Off campus, where the Eugene Police Department patrols and responds, underage individuals are more likely to receive a citation for Minor In Possession. Eugene Police also respond seriously to large parties in residential neighborhoods, and besides citing the organizers of the event and the residents of the dwelling, the attendees may also be cited.
Students would be wise to be respectful and compliant if in this situation with Eugene Police off-campus. Do not run. Do not give a false name. Do not refuse lawful orders to stop, sit, disperse, open a door, etc. These behaviors will usually just make a situation much worse, and some students have seriously hurt themselves on fences, trees, roofs, balconies, etc., in trying ill-advised escapes from a party that has been visited by police.

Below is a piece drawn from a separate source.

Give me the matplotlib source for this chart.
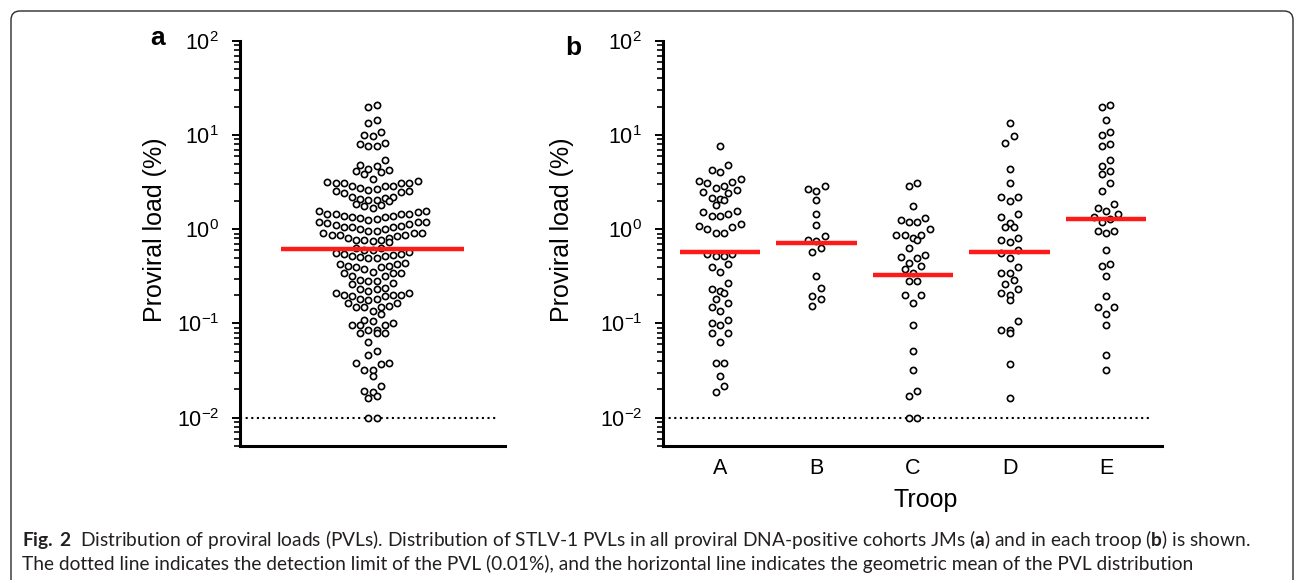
import numpy as np
import matplotlib.pyplot as plt
from matplotlib.patches import FancyBboxPatch
from matplotlib.ticker import LogLocator, LogFormatterSciNotation, NullFormatter

plt.rcParams['font.family'] = ['Liberation Sans', 'DejaVu Sans']
plt.rcParams['mathtext.fontset'] = 'custom'
plt.rcParams['mathtext.rm'] = 'Liberation Sans'
plt.rcParams['mathtext.bf'] = 'Lato:bold'
plt.rcParams['mathtext.default'] = 'regular'

# 1. Datos (PVL en %), una lista por tropa
tropas = ['A', 'B', 'C', 'D', 'E']

pvl_A = [7.7, 4.8, 4.27, 4.06, 3.40, 3.29, 3.21, 3.08, 2.89, 2.77, 2.62, 2.48, 2.42,
         2.14, 2.09, 2.05, 1.82, 1.58, 1.51, 1.45, 1.39, 1.39, 1.14, 1.09, 1.05, 1.01,
         0.91, 0.91, 0.55, 0.55, 0.52, 0.52, 0.43, 0.40, 0.355, 0.27, 0.23, 0.22, 0.21,
         0.18, 0.165, 0.15, 0.135, 0.11, 0.10, 0.097, 0.079, 0.079, 0.064, 0.038, 0.038,
         0.028, 0.0216, 0.0188]
pvl_B = [2.89, 2.66, 2.58, 2.05, 1.46, 1.11, 0.84, 0.77, 0.755, 0.64, 0.57, 0.32, 0.24,
         0.198, 0.18, 0.155]
pvl_C = [3.13, 2.91, 1.79, 1.31, 1.26, 1.21, 1.21, 1.00, 0.86, 0.86, 0.86, 0.81, 0.77,
         0.64, 0.54, 0.51, 0.49, 0.44, 0.41, 0.38, 0.34, 0.28, 0.28, 0.20, 0.20, 0.165,
         0.097, 0.051, 0.032, 0.019, 0.017, 0.01, 0.01]
pvl_D = [13.6, 9.9, 8.3, 4.34, 3.11, 2.21, 2.19, 1.99, 1.46, 1.36, 1.17, 1.05, 1.05,
         0.81, 0.77, 0.73, 0.61, 0.56, 0.49, 0.40, 0.34, 0.34, 0.29, 0.265, 0.23, 0.21,
         0.20, 0.176, 0.107, 0.086, 0.085, 0.079, 0.037, 0.016]
pvl_E = [21, 19.8, 14.6, 10.7, 10.1, 8.0, 7.7, 5.4, 4.7, 4.2, 3.87, 3.08, 2.54, 1.86,
         1.70, 1.58, 1.45, 1.35, 1.28, 1.21, 0.97, 0.97, 0.925, 0.61, 0.43, 0.41, 0.32,
         0.196, 0.15, 0.148, 0.127, 0.097, 0.046, 0.032]

# medias geometricas (linea roja) y limite de deteccion (linea punteada)
gm_todos = 0.62
gm_tropas = [0.58, 0.72, 0.33, 0.58, 1.29]
limite_deteccion = 0.01

pvl_tropas = [pvl_A, pvl_B, pvl_C, pvl_D, pvl_E]
pvl_todos = pvl_A + pvl_B + pvl_C + pvl_D + pvl_E

W, H = 1295, 580


def filas_prism(vals, paso, alto_fila=0.1):
    # Armamos filas tipo Prism: valores parecidos van en la misma fila, centrados
    v = np.sort(np.asarray(vals, float))[::-1]
    lv = np.log10(v)
    xs, ys = [], []
    i = 0
    while i < len(v):
        j = i
        while j < len(v) and lv[i] - lv[j] < alto_fila:
            j += 1
        fila = v[i:j][::-1]
        n = len(fila)
        offs = (np.arange(n) - (n - 1) / 2) * paso
        orden = np.argsort(np.abs(offs), kind='stable')
        for k, idx in enumerate(orden):
            xs.append(offs[idx])
            ys.append(fila[k])
        i = j
    return np.array(xs), np.array(ys)


def preparar_eje(ax):
    ax.set_yscale('log')
    ax.set_ylim(0.005, 100)
    ax.yaxis.set_major_locator(LogLocator(base=10, numticks=10))
    ax.yaxis.set_major_formatter(LogFormatterSciNotation())
    ax.yaxis.set_minor_locator(LogLocator(base=10, subs=np.arange(2, 10), numticks=20))
    ax.yaxis.set_minor_formatter(NullFormatter())
    for lado in ['top', 'right']:
        ax.spines[lado].set_visible(False)
    for lado in ['left', 'bottom']:
        ax.spines[lado].set_linewidth(2.2)
    ax.tick_params(axis='y', which='major', direction='out', length=6, width=1.4,
                   labelsize=15.5, pad=9)
    ax.tick_params(axis='y', which='minor', direction='out', length=4.2, width=1.2)
    ax.set_facecolor('none')


fig = plt.figure(figsize=(W / 100, H / 100), dpi=100)

# marco redondeado de la figura + leyenda de abajo
fondo = fig.add_axes([0, 0, 1, 1], zorder=-1)
fondo.set_xlim(0, W)
fondo.set_ylim(H, 0)
fondo.axis('off')
fondo.add_patch(FancyBboxPatch((11, 11), 1282, 620, boxstyle='round,pad=0,rounding_size=9',
                               fc='none', ec='#2b2b2b', lw=1.0))

ax_a = fig.add_axes([240 / W, (H - 446) / H, 265 / W, 405 / H])
ax_b = fig.add_axes([663 / W, (H - 446) / H, 499 / W, 405 / H])

# 2. Panel a: todos los animales juntos
preparar_eje(ax_a)
ax_a.set_xlim(-1, 1)
ax_a.set_xticks([])
px_unidad_a = 265 / 2
xa, ya = filas_prism(pvl_todos, 8.2 / px_unidad_a)
ax_a.scatter(xa, ya, s=20, facecolors='white', edgecolors='black', linewidths=1.2, zorder=3)
ax_a.hlines(gm_todos, -91.5 / px_unidad_a, 91.5 / px_unidad_a, color='#ff1a1a', lw=3.2, zorder=4)
ax_a.hlines(limite_deteccion, -1, 0.94, color='black', lw=1.5, linestyles=(0, (1, 1.7)), zorder=2)

# 3. Panel b: una columna por tropa
preparar_eje(ax_b)
ax_b.set_xlim(-0.59, 4.58)
px_unidad_b = 499 / 5.17
ax_b.set_xticks(range(len(tropas)), tropas)
ax_b.tick_params(axis='x', length=0, labelsize=15.5, pad=9)
for i, vals in enumerate(pvl_tropas):
    xb, yb = filas_prism(vals, 8.3 / px_unidad_b)
    ax_b.scatter(xb + i, yb, s=20, facecolors='white', edgecolors='black', linewidths=1.2, zorder=3)
    ax_b.hlines(gm_tropas[i], i - 0.415, i + 0.415, color='#ff1a1a', lw=3.2, zorder=4)
ax_b.hlines(limite_deteccion, -0.59, 4.48, color='black', lw=1.5, linestyles=(0, (1, 1.7)), zorder=2)

# 4. Textos sueltos (etiquetas de panel, ejes)
fig.text(158 / W, 1 - 45 / H, 'a', fontsize=19, fontweight='bold', ha='center', va='baseline')
fig.text(573 / W, 1 - 55 / H, 'b', fontsize=19, fontweight='bold', ha='center', va='baseline')
fig.text(155 / W, 1 - 230 / H, 'Proviral load (%)', fontsize=18, rotation=90, ha='center', va='center')
fig.text(562 / W, 1 - 230 / H, 'Proviral load (%)', fontsize=18, rotation=90, ha='center', va='center')
fig.text(926 / W, 1 - 500 / H, 'Troop', fontsize=18, ha='center', va='center')

linea1 = (r'$\bf{Fig.\,2}$  Distribution of proviral loads (PVLs). Distribution of STLV-1 PVLs in all '
          r'proviral DNA-positive cohorts JMs ($\bf{a}$) and in each troop ($\bf{b}$) is shown.')
linea2 = ('The dotted line indicates the detection limit of the PVL (0.01%), and the horizontal line '
          'indicates the geometric mean of the PVL distribution')
fig.text(22 / W, 1 - 546 / H, linea1, family='Lato', fontsize=13.8, color='#231f20', va='baseline')
fig.text(22 / W, 1 - 570 / H, linea2, family='Lato', fontsize=13.8, color='#231f20', va='baseline')

fig.savefig('out.png', dpi=100)
plt.close(fig)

The State of Oregon has an "amnesty" law that ensures that underage people who seek medical help for themselves or another will not be cited for Minor in Possession. Health and well-being is most important, and students should always seek medical help if a person is extremely sick, or unresponsive. UOPD often responds to calls of individuals impaired by substance use, and the priority is to make sure the person is medically cared for. Students will still be referred to the Office of Student Conduct, because of the need to correct the student’s dangerous, high-risk behavior.
The State of Oregon on July 1, 2015, legalized recreational marijuana possession and use for those 21 and older, in private residences only. As a federally funded institution, the UO still abides by federal law, which classifies marijuana as an illegal substance. Marijuana may not be possessed on any UO-owned or -controlled property. Off-campus, it is still illegal to possess or use for those younger than 21, and illegal to use in public areas (which includes parks, publicly-visible or accessible front yards or porches, and common areas in apartments like hallways or lobbies).
If a student believes that he or she is being treated illegally or unfairly by police, the best course of action is to be cooperative and respectful, but to ask for the officer’s name or badge number, and at an appropriate time, make careful notes of what happened, along with the time and location. Then use that information to make a complaint. Make sure to properly note which agency it is; uniforms may look similar, but there are several law enforcement agencies operating in the area, including UOPD, Eugene Police, Springfield Police, Lane County Sheriffs, Oregon State Police, and the Oregon Liquor Control Commission.
The UOPD has a complaint process, and there are many other avenues informally and formally at the university to have a grievance heard. Dealing with an officer in the field is not the time to try your case.
University of Oregon police have body-worn cameras, car-mounted cameras, and audio recorders to collect evidence of encounters. So most likely, there will be a record of the incident that can show department investigators if the officer behaved inappropriately or illegally.
UOPD takes officer conduct very seriously, and expects its officers to be professional at all times, and to follow the law and department policies. UOPD leadership wants to know about deviations from these expectations, to correct and improve service and performance.
It is legal to video-record police officers conducting their duties in public, but keep a safe distance so as not to interfere with police business or pose a threat to an officer. Again, follow any directions from officers; if there is disagreement or doubt about an officer’s directives or action, that can be resolved or corrected if necessary later, after an incident is safely over.